The essays as you might expect take a long historical perspective. Issues of copyright (indeed, even of authorship itself) did not arise as a problem until the invention of the printing press made the mass production of an important cultural object (the book) available in the fifteenth century. So, the collection begins with the granting of the first patent in 1469 for a five year printing monopoly in Venice. It’s interesting to note that since many of the first books put into general circulation were versions of Greek and Roman classics, it was their formal appearance, font design, and physical shape that was protected, not their intellectual content or authorship.
It was only later, as the number of original published works started to rise, that individual authors began to apply for what we would now call copyright; and in their cases it was permission to print and sell a single edition of a work over a long enough time span (five years) to give them a chance to cover initial costs.
In 1644 Milton issued his Areopagitica as a protest against state censorship and in favour of freedom of the press. The important point to stress here is that he was explicitly championing the free circulation of ideas. The licence-free period that followed saw the establishment of English newspapers, with sales by 1711 of up to 70,000 per week.

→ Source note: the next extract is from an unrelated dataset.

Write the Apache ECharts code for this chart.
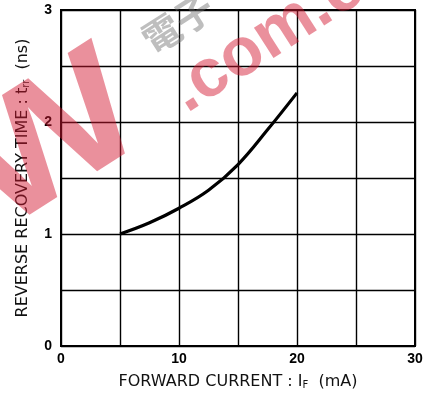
<!DOCTYPE html>
<html>
<head>
<meta charset="utf-8">
<style>
  html, body { margin: 0; padding: 0; background: #fff; }
  #chart { width: 427px; height: 398px; }
</style>
<script src="https://cdn.jsdelivr.net/npm/echarts@6/dist/echarts.min.js"></script>
</head>
<body>
<div id="chart"></div>
<script>
// Forward current (mA) and reverse recovery time (ns)
const currentMA = [5, 7.5, 10, 12.5, 15, 17.5, 20];
const recoveryNs = [1.0, 1.10, 1.23, 1.39, 1.62, 1.93, 2.26];
const xTickLabels = ['0', '10', '20', '30'];
const yTickLabels = ['0', '1', '2', '3'];

const chart = echarts.init(document.getElementById('chart'), null, { renderer: 'canvas' });

const labelFont = { color: '#000', fontFamily: 'Liberation Sans, Arial, sans-serif', fontSize: 14, fontWeight: 'bold' };
const titleFamily = 'DejaVu Sans, sans-serif';
const subStyle = { fontFamily: titleFamily, fontSize: 10, color: '#111', verticalAlign: 'bottom', padding: [5, 0, 0, 0] };
const titleFont = { color: '#111', fontFamily: titleFamily, fontSize: 16, rich: { sub: subStyle } };

const wmFill = 'rgba(212,22,48,0.48)';

chart.setOption({
  animation: false,
  backgroundColor: '#fff',
  grid: { left: 61, right: 12, top: 10, bottom: 52, containLabel: false },
  xAxis: {
    type: 'value', min: 0, max: 30, interval: 5,
    name: 'FORWARD CURRENT : I{sub|F}  (mA)',
    nameLocation: 'middle', nameGap: 28,
    nameTextStyle: titleFont,
    axisLine: { show: true, onZero: false, lineStyle: { color: '#000', width: 2 } },
    axisTick: { show: false },
    axisLabel: Object.assign({}, labelFont, {
      margin: 6,
      formatter: v => xTickLabels.includes(String(v)) ? String(v) : ''
    }),
    splitLine: { show: true, lineStyle: { color: '#000', width: 1.4 } }
  },
  yAxis: {
    type: 'value', min: 0, max: 3, interval: 0.5,
    name: 'REVERSE RECOVERY TIME : t{sub|rr}  (ns)',
    nameLocation: 'middle', nameGap: 30, nameRotate: 90,
    nameTextStyle: titleFont,
    axisLine: { show: true, onZero: false, lineStyle: { color: '#000', width: 2 } },
    axisTick: { show: false },
    axisLabel: Object.assign({}, labelFont, {
      margin: 9,
      formatter: v => yTickLabels.includes(String(v)) ? String(v) : ''
    }),
    splitLine: { show: true, lineStyle: { color: '#000', width: 1.4 } }
  },
  series: [{
    type: 'line',
    data: currentMA.map((x, i) => [x, recoveryNs[i]]),
    smooth: 0.4,
    symbol: 'none',
    lineStyle: { color: '#000', width: 3.2 },
    z: 5
  }],
  graphic: [
    // frame on top and right
    { type: 'rect', shape: { x: 61, y: 10, width: 354, height: 336 }, style: { fill: 'none', stroke: '#000', lineWidth: 2 }, z: 6, silent: true },
    // site watermark, set along a rising baseline
    {
      type: 'group', x: 156, y: 138, rotation: 0.57, z: 20, silent: true,
      children: [
        { type: 'text', x: 0, y: 34, scaleX: 1.15, z: 20,
          style: { text: 'W', align: 'right', verticalAlign: 'bottom', font: 'bold 168px "Liberation Sans", Arial, sans-serif', fill: wmFill } }
      ]
    },
    {
      type: 'group', x: 134, y: 150, rotation: 0.57, z: 20, silent: true,
      children: [
        { type: 'text', x: 64, y: 13, z: 20,
          style: { text: '.com.cn', align: 'left', verticalAlign: 'bottom', font: 'bold 68px "Liberation Sans", Arial, sans-serif', fill: wmFill } },
        { type: 'text', x: 105, y: -83, z: 20,
          style: { text: '電子', align: 'center', verticalAlign: 'middle', font: 'bold 38px "Noto Sans CJK TC", sans-serif', fill: 'rgba(110,110,110,0.45)' } }
      ]
    }
  ]
});
</script>
</body>
</html>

Meanwhile, in America, the arrival of the first printing press in Massachusetts was greeted with prohibitions, censorship, licensing, and colonial control. It was only after the War of Independence that authors successfully applied for copyright to their work.
There are chapters tracing the slight variations in law that sprang up in France, Italy, and Germany. All sorts of different systems were tried, from temporary arrangements affecting only a single work, to ‘perpetual copyright’.

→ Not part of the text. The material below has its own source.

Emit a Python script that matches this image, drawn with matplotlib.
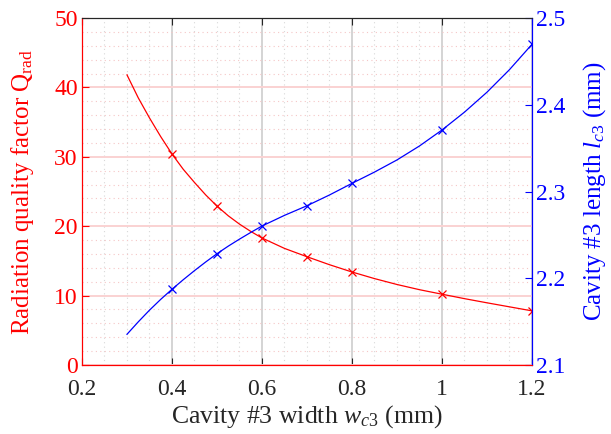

There are (understandably) quite a lot of legal and even philosophical issues at stake in some of these battles over rights and regulations. These become even more complex as the first attempts were made in the late nineteenth century to establish international agreements. It should be remembered that authors such as Dickens were forced to struggle to establish their rights in the USA.

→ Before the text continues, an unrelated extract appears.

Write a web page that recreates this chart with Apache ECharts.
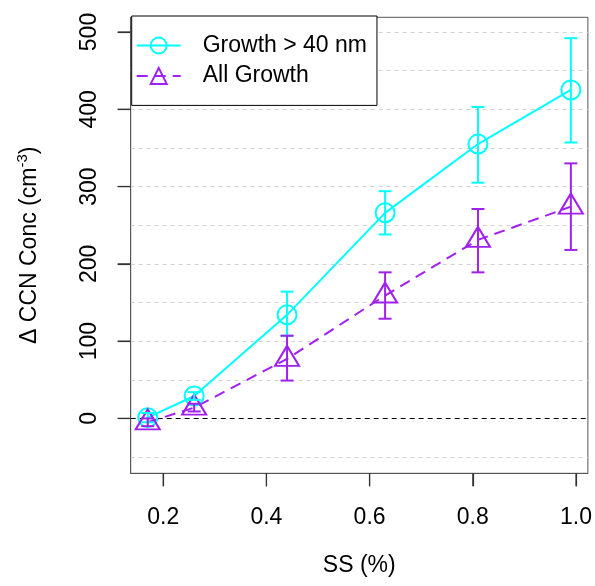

Many of today’s commercial strategies were already in play in previous centuries – so long as the technological means to create copies and profit were available. The painter Benjamin West made £400 for his famous 1771 depiction of The Death of General Woolfe, but almost one hundred times more from the engravings that were made from it.
It is also worth noting that two other factors complicated the drafting of legislation on these matters. One was the fact that the law (in Britain) was also being framed to protect the interest of the owners or the public against possibly unscrupulous artists. The second was that the idea that a work of art should be ‘new and original’ was a surprisingly late consideration, introduced only to the 1862 Fine Arts Copyright Bill.
There was also separate legislation covering copyright in works of dramatic art and performance rights. Amazingly, the nineteenth century world of theatre was rife with stenographers in the audience recording the text of new plays as they were acted out on stage. These were then sold on to other theatre managers, who often claimed copyright, rather than the original author.
What this impressive collection of articles does not do is bring the arguments up into the digital age. That is understandable when its very objective is to establish a long history on which to build a new discipline. But anyone with the slightest interest in these issues of copyright and intellectual property rights will be keen to know how digitization and ease of reproduction are changing many of the traditional assumptions. Mashups, print-on-demand, open source software, file-sharing, and the new ‘hybrid economies’ of eCommerce are changing the face of copyright, ownership, and commercial rights. To keep up with these issues, you will need to look beyond the traditionalists to the work of Lawrence Lessig, Chris Anderson, and Cory Doctorow.
It’s an interesting book production in its own right. OpenBook Publishers are a new business supplying academic print on demand (PoD) titles. The books they publish are available, free to view on line as searchable PDFs – but a file can quickly be turned into a conventionally printed and bound book for those who wish to pay for it. This title, I must say, is a handsome volume you would be pleased to have on your shelves.